— START —

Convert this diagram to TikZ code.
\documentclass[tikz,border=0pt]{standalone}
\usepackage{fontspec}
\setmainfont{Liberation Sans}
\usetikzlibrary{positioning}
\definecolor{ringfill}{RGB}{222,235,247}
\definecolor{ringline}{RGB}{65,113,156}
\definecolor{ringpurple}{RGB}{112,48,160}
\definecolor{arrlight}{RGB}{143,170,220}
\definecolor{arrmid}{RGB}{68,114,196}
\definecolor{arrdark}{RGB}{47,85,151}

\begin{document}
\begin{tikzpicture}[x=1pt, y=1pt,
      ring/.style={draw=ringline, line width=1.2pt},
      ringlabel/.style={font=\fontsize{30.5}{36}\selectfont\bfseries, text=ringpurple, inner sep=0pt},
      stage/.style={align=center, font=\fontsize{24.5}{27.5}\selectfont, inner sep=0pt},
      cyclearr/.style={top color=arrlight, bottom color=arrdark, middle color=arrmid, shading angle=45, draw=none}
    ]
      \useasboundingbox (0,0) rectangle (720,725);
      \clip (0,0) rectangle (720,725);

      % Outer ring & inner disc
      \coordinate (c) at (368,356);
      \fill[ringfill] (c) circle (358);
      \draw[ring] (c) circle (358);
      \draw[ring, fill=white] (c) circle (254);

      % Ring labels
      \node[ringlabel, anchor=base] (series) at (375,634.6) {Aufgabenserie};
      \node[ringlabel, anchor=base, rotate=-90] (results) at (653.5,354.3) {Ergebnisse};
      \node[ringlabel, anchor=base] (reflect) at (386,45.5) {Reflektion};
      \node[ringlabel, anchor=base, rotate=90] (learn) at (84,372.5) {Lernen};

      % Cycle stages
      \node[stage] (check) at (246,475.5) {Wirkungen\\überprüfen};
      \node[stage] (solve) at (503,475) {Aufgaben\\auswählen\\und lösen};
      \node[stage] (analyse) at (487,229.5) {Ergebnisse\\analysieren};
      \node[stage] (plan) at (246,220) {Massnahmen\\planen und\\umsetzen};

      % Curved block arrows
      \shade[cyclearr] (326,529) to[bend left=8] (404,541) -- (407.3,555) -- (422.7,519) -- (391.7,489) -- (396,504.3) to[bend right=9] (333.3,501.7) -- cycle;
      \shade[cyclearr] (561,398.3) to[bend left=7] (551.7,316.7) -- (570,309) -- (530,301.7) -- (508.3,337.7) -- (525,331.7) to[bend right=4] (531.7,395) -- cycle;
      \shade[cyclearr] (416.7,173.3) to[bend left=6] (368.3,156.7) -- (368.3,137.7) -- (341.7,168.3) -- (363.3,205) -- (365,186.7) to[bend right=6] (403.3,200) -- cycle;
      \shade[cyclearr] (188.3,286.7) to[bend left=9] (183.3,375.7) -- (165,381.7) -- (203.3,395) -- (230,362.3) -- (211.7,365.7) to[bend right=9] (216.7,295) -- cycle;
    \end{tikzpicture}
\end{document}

— END —

Only the lines from the first line of the material above through the line that contains "(c) circle (254);" should be quoted, each one exactly.

▸ THE ANSWER:
Convert this diagram to TikZ code.
\documentclass[tikz,border=0pt]{standalone}
\usepackage{fontspec}
\setmainfont{Liberation Sans}
\usetikzlibrary{positioning}
\definecolor{ringfill}{RGB}{222,235,247}
\definecolor{ringline}{RGB}{65,113,156}
\definecolor{ringpurple}{RGB}{112,48,160}
\definecolor{arrlight}{RGB}{143,170,220}
\definecolor{arrmid}{RGB}{68,114,196}
\definecolor{arrdark}{RGB}{47,85,151}

\begin{document}
\begin{tikzpicture}[x=1pt, y=1pt,
      ring/.style={draw=ringline, line width=1.2pt},
      ringlabel/.style={font=\fontsize{30.5}{36}\selectfont\bfseries, text=ringpurple, inner sep=0pt},
      stage/.style={align=center, font=\fontsize{24.5}{27.5}\selectfont, inner sep=0pt},
      cyclearr/.style={top color=arrlight, bottom color=arrdark, middle color=arrmid, shading angle=45, draw=none}
    ]
      \useasboundingbox (0,0) rectangle (720,725);
      \clip (0,0) rectangle (720,725);

      % Outer ring & inner disc
      \coordinate (c) at (368,356);
      \fill[ringfill] (c) circle (358);
      \draw[ring] (c) circle (358);
      \draw[ring, fill=white] (c) circle (254);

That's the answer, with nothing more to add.